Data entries

◆ ◆ ◆ ◆

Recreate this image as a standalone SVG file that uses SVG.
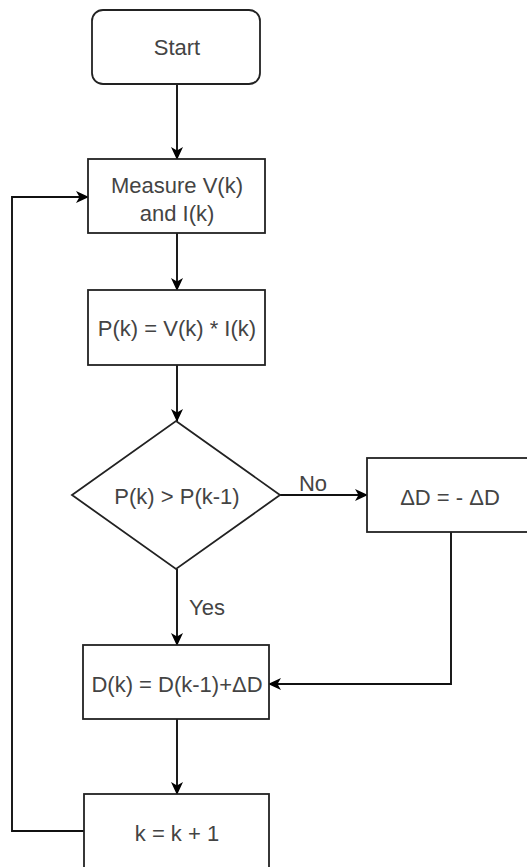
<svg xmlns="http://www.w3.org/2000/svg" width="527" height="867" viewBox="0 0 527 867">
<style>
.box{fill:#fff;stroke:#222;stroke-width:1.8}
.lbl{font-family:"Liberation Sans",Arial,sans-serif;font-size:22px;fill:#444;text-anchor:middle}
.edge{fill:none;stroke:#111;stroke-width:1.9}
</style>
<defs>
<marker id="arr" viewBox="0 0 13 12" refX="12" refY="6" markerWidth="13" markerHeight="12" markerUnits="userSpaceOnUse" orient="auto">
<path d="M0,0 L13,6 L0,12 L3.5,6 Z" fill="#000"/>
</marker>
</defs>
<rect width="527" height="867" fill="#fff"/>
<g id="connectors">
<line class="edge" x1="177" y1="84" x2="177" y2="159" marker-end="url(#arr)"/>
<line class="edge" x1="177" y1="233" x2="177" y2="290" marker-end="url(#arr)"/>
<line class="edge" x1="177" y1="365" x2="177" y2="421" marker-end="url(#arr)"/>
<line class="edge" x1="280" y1="495" x2="367" y2="495" marker-end="url(#arr)"/>
<text class="lbl" x="313" y="491">No</text>
<line class="edge" x1="177" y1="569" x2="177" y2="645" marker-end="url(#arr)"/>
<text class="lbl" x="207" y="615">Yes</text>
<polyline class="edge" points="451,532 451,684 269,684" marker-end="url(#arr)"/>
<line class="edge" x1="177" y1="719" x2="177" y2="794" marker-end="url(#arr)"/>
<polyline class="edge" points="84,831 12,831 12,197 88,197" marker-end="url(#arr)"/>
</g>
<g id="start">
<rect class="box" x="92" y="10" width="168" height="74" rx="11"/>
<text class="lbl" x="177" y="55">Start</text>
</g>
<g id="measure">
<rect class="box" x="88" y="159" width="177" height="74"/>
<text class="lbl" x="177" y="193">Measure V(k)</text>
<text class="lbl" x="177" y="221">and I(k)</text>
</g>
<g id="power">
<rect class="box" x="88" y="290" width="177" height="75"/>
<text class="lbl" x="177" y="336">P(k) = V(k) * I(k)</text>
</g>
<g id="decision">
<polygon class="box" points="176,421 280,495 176,569 72,495"/>
<text class="lbl" x="177" y="504">P(k) &gt; P(k-1)</text>
</g>
<g id="negate">
<rect class="box" x="367" y="458" width="166" height="74"/>
<text class="lbl" x="450" y="505">ΔD = - ΔD</text>
</g>
<g id="duty">
<rect class="box" x="83" y="645" width="186" height="74"/>
<text class="lbl" x="177" y="692">D(k) = D(k-1)+ΔD</text>
</g>
<g id="increment">
<rect class="box" x="84" y="794" width="185" height="90"/>
<text class="lbl" x="177" y="841">k = k + 1</text>
</g>
</svg>
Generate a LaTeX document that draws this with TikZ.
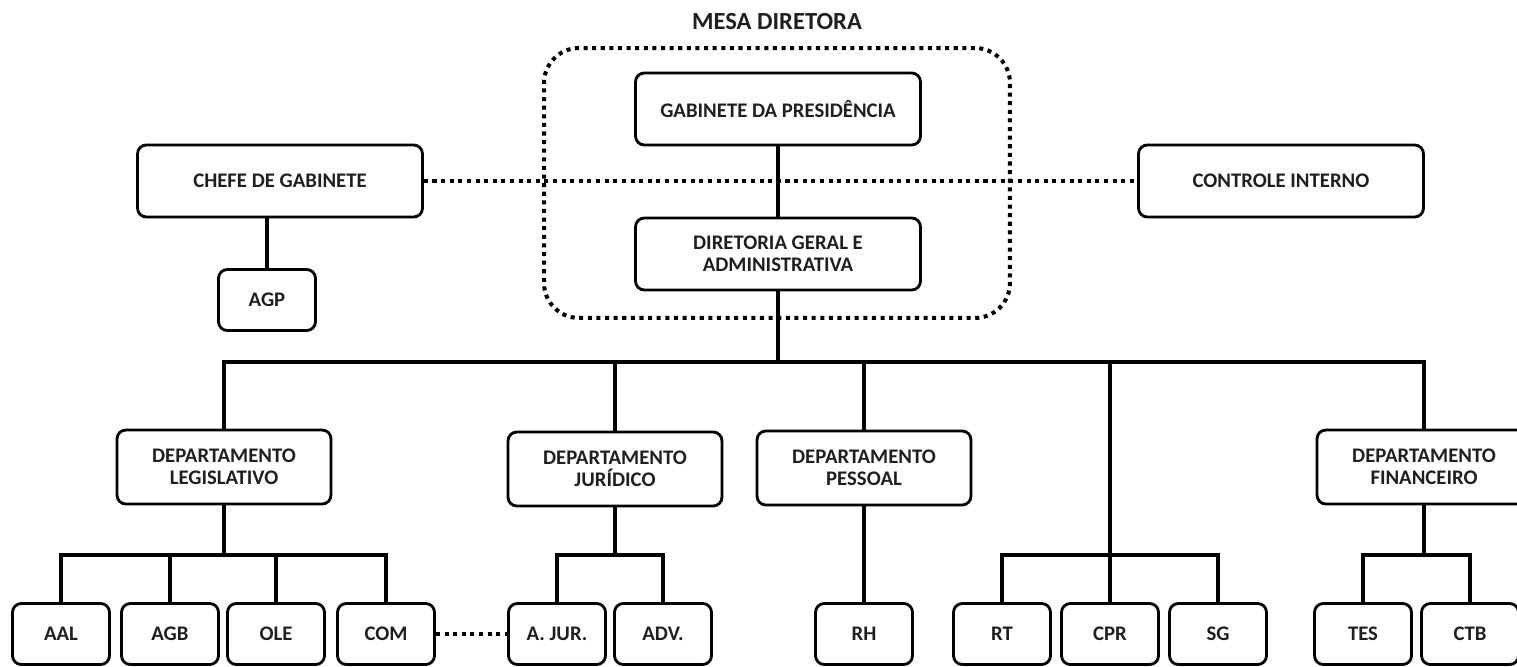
\documentclass[tikz,border=0pt]{standalone}
\usepackage{fontspec}
\setmainfont{Carlito}
\usetikzlibrary{positioning}

\begin{document}
\begin{tikzpicture}[x=0.02cm,y=-0.02cm,
		box/.style={draw, line width=1.6pt, rounded corners=5pt, align=center, inner sep=2pt,
			text=black!88, font=\fontsize{11.8}{12.8}\selectfont\bfseries},
		bigbox/.style={box, minimum width=5.7cm, minimum height=1.44cm},
		dept/.style={box, minimum width=4.28cm, minimum height=1.48cm},
		small/.style={box, minimum width=1.94cm, minimum height=1.22cm},
		link/.style={line width=2.3pt},
		dots/.style={line width=2.3pt, dash pattern=on 2.3pt off 2.6pt}]
		\useasboundingbox (0,0) rectangle (1517,666);
		
		% mesa diretora
		\node[dots, draw, rounded corners=0.7cm, minimum width=9.32cm, minimum height=5.4cm] (mesa) at (777,183) {};
		\node[above=6pt of mesa, text=black!88, font=\fontsize{14}{16}\selectfont\bfseries] (mesatitle) {MESA DIRETORA};
		\node[bigbox] (gab) at (778,109) {GABINETE DA PRESIDÊNCIA};
		\node[bigbox] (dg) at (778,254) {DIRETORIA GERAL E\\ADMINISTRATIVA};
		\node[bigbox] (chefe) at (280,181) {CHEFE DE GABINETE};
		\node[bigbox] (ctrl) at (1281,181) {CONTROLE INTERNO};
		\node[small] (agp) at (267,300) {AGP};
		
		% departamentos
		\node[dept] (leg) at (224,467) {DEPARTAMENTO\\LEGISLATIVO};
		\node[dept] (jur) at (615,469) {DEPARTAMENTO\\JURÍDICO};
		\node[dept] (pes) at (864,468) {DEPARTAMENTO\\PESSOAL};
		\node[dept] (fin) at (1424,467) {DEPARTAMENTO\\FINANCEIRO};
		
		% setores
		\node[small] (aal) at (61,634) {AAL};
		\node[small] (agb) at (170,634) {AGB};
		\node[small] (ole) at (276,634) {OLE};
		\node[small] (com) at (386,634) {COM};
		\node[small] (ajur) at (557,634) {A. JUR.};
		\node[small] (adv) at (663,634) {ADV.};
		\node[small] (rh) at (864,634) {RH};
		\node[small] (rt) at (1002,634) {RT};
		\node[small] (cpr) at (1110,634) {CPR};
		\node[small] (sg) at (1218,634) {SG};
		\node[small] (tes) at (1363,634) {TES};
		\node[small] (ctb) at (1470,634) {CTB};
		
		\coordinate (bus) at (0,362);
		\coordinate (sub) at (0,555);
		
		\draw[link] (gab) -- (dg);
		\draw[link] (agp.north) -- (agp.north |- chefe.south);
		\draw[dots] (chefe) -- (ctrl);
		\draw[link] (dg.south) -- (dg.south |- bus);
		\draw[link] (leg.north) -- (leg.north |- bus) -- (fin.north |- bus) -- (fin.north);
		\draw[link] (jur.north) -- (jur.north |- bus);
		\draw[link] (pes.north) -- (pes.north |- bus);
		\draw[link] (cpr.north) -- (cpr.north |- bus);
		
		\draw[link] (leg.south) -- (leg.south |- sub);
		\draw[link] (aal.north) -- (aal.north |- sub) -- (com.north |- sub) -- (com.north);
		\draw[link] (agb.north) -- (agb.north |- sub);
		\draw[link] (ole.north) -- (ole.north |- sub);
		\draw[link] (jur.south) -- (jur.south |- sub);
		\draw[link] (ajur.north) -- (ajur.north |- sub) -- (adv.north |- sub) -- (adv.north);
		\draw[link] (pes) -- (rh);
		\draw[link] (rt.north) -- (rt.north |- sub) -- (sg.north |- sub) -- (sg.north);
		\draw[link] (fin.south) -- (fin.south |- sub);
		\draw[link] (tes.north) -- (tes.north |- sub) -- (ctb.north |- sub) -- (ctb.north);
		\draw[dots] (com) -- (ajur);
\end{tikzpicture}
\end{document}
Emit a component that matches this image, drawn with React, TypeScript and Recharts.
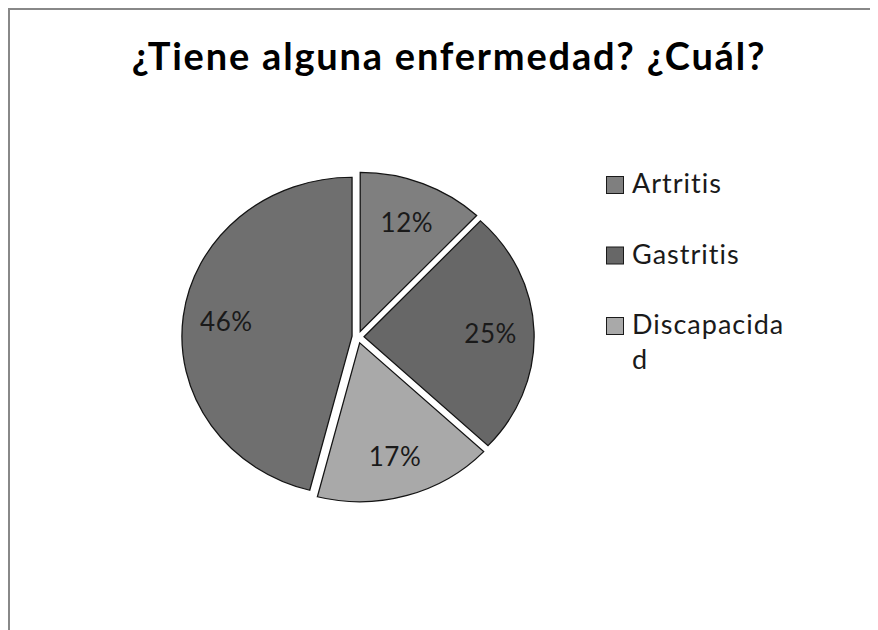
import { PieChart, Pie, Cell, Sector } from "recharts"

const categories = ["Artritis", "Gastritis", "Discapacidad", "Ninguna"]
const percentages = [12, 25, 17, 46]
const sliceColors = ["#7f7f7f", "#676767", "#a9a9a9", "#6f6f6f"]
// the legend in the original only lists the first three categories
const legendCount = 3
const title = "¿Tiene alguna enfermedad? ¿Cuál?"

const data = categories.map((name, i) => ({ name, value: percentages[i] }))

const RAD = Math.PI / 180
const EXPLODE = 6
const X_STRETCH = 1.07
const FONT = "Lato, 'Open Sans', sans-serif"
const noLig = { fontVariantLigatures: "none" as const }

function ExplodedSector(props: any) {
  const { cx, cy, midAngle } = props
  const dx = EXPLODE * Math.cos(-midAngle * RAD)
  const dy = EXPLODE * Math.sin(-midAngle * RAD)
  return (
    <g transform={`translate(${cx + dx} ${cy + dy}) scale(${X_STRETCH} 1) translate(${-cx} ${-cy})`}>
      <Sector {...props} />
    </g>
  )
}

const renderLabel = ({ cx, cy, midAngle, value }: any) => {
  const r = 118 + EXPLODE
  const x = cx + r * Math.cos(-midAngle * RAD) * X_STRETCH
  const y = cy + r * Math.sin(-midAngle * RAD)
  return (
    <text
      x={x}
      y={y}
      textAnchor="middle"
      dominantBaseline="central"
      fontSize={26}
      fontFamily={FONT}
      fill="#1a1a1a"
      letterSpacing={0.5}
      style={noLig}
    >
      {value}%
    </text>
  )
}

// wraps a legend name into chunks like the narrow legend box does
function wrapName(name: string, max = 11) {
  const out: string[] = []
  for (let i = 0; i < name.length; i += max) out.push(name.slice(i, i + max))
  return out
}

function PieLegend() {
  return (
    <g fontFamily={FONT} fontSize={27} fill="#1a1a1a" letterSpacing={1} style={noLig}>
      {categories.slice(0, legendCount).map((name, i) => {
        const top = 166 + i * 70.5
        return (
          <g key={name}>
            <rect x={596.5} y={top + 0.5} width={17} height={17} fill={sliceColors[i]} stroke="#1a1a1a" strokeWidth={1} />
            {wrapName(name).map((line, j) => (
              <text key={j} x={622} y={top + 17 + j * 35}>
                {line}
              </text>
            ))}
          </g>
        )
      })}
    </g>
  )
}

export default function App() {
  return (
    <div
      style={{
        width: 870,
        height: 622,
        boxSizing: "border-box",
        borderTop: "2px solid #888",
        borderLeft: "2px solid #888",
        background: "#fff",
      }}
    >
      <PieChart width={868} height={620} margin={{ top: 0, right: 0, bottom: 0, left: 0 }}>
        <text
          x={439}
          y={60}
          textAnchor="middle"
          fontSize={38}
          fontWeight="bold"
          fontFamily={FONT}
          fill="#000"
          letterSpacing={1.8}
          style={noLig}
        >
          {title}
        </text>
        <Pie
          data={data}
          dataKey="value"
          nameKey="name"
          cx={348}
          cy={327}
          outerRadius={159}
          startAngle={90}
          endAngle={-270}
          stroke="#141414"
          strokeWidth={1.2}
          shape={ExplodedSector}
          label={renderLabel}
          labelLine={false}
          isAnimationActive={false}
        >
          {data.map((d, i) => (
            <Cell key={d.name} fill={sliceColors[i]} />
          ))}
        </Pie>
        <PieLegend />
      </PieChart>
    </div>
  )
}
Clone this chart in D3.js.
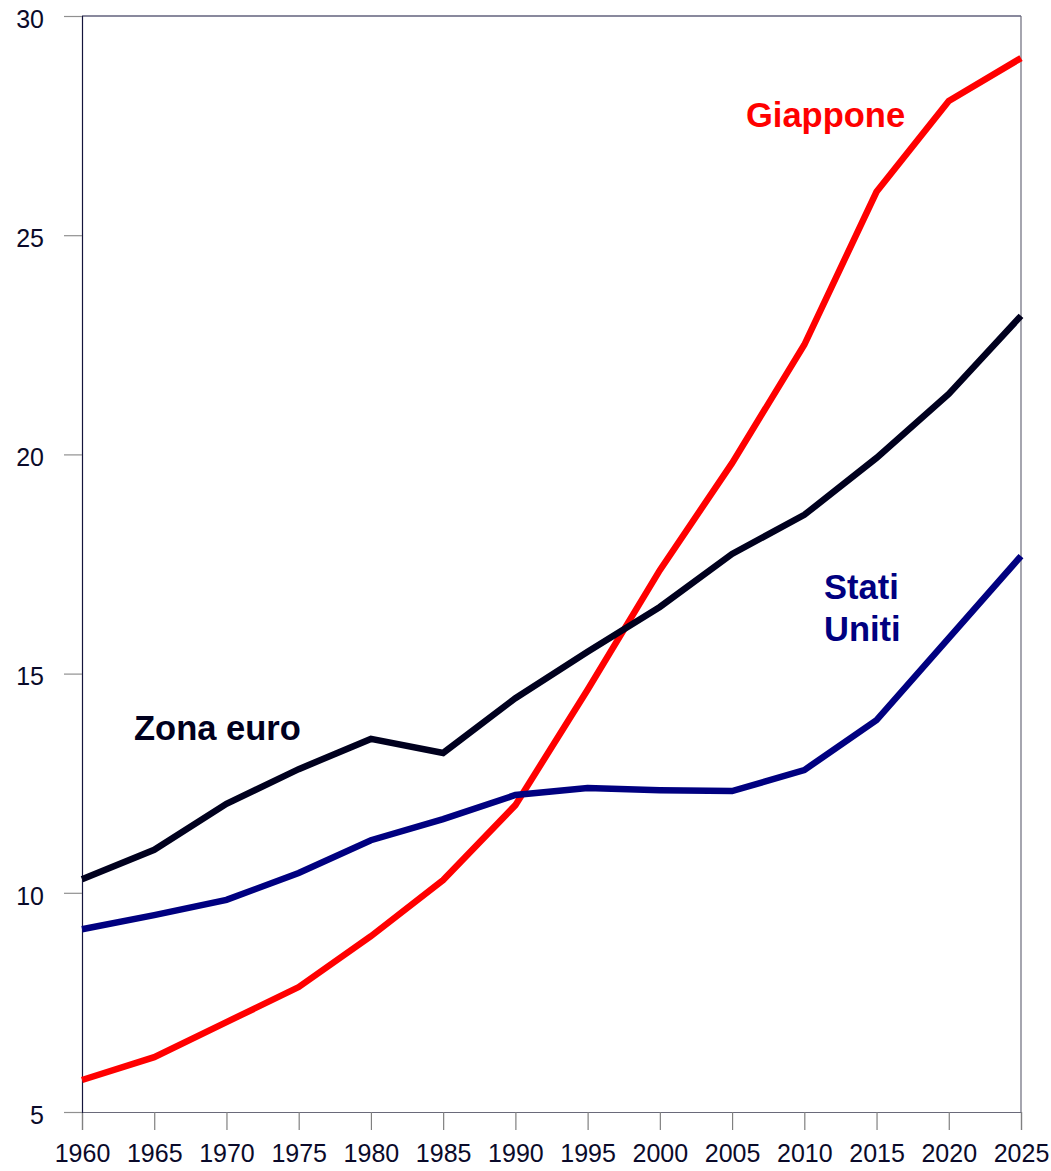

◆ ◆ ◆ ◆

### [Exercise task]
Look through the material above and pick out each line holding the word "standalone".

### [Exercise response]
Recreate this image as a standalone SVG file that uses SVG.
\documentclass[tikz,border=0pt]{standalone}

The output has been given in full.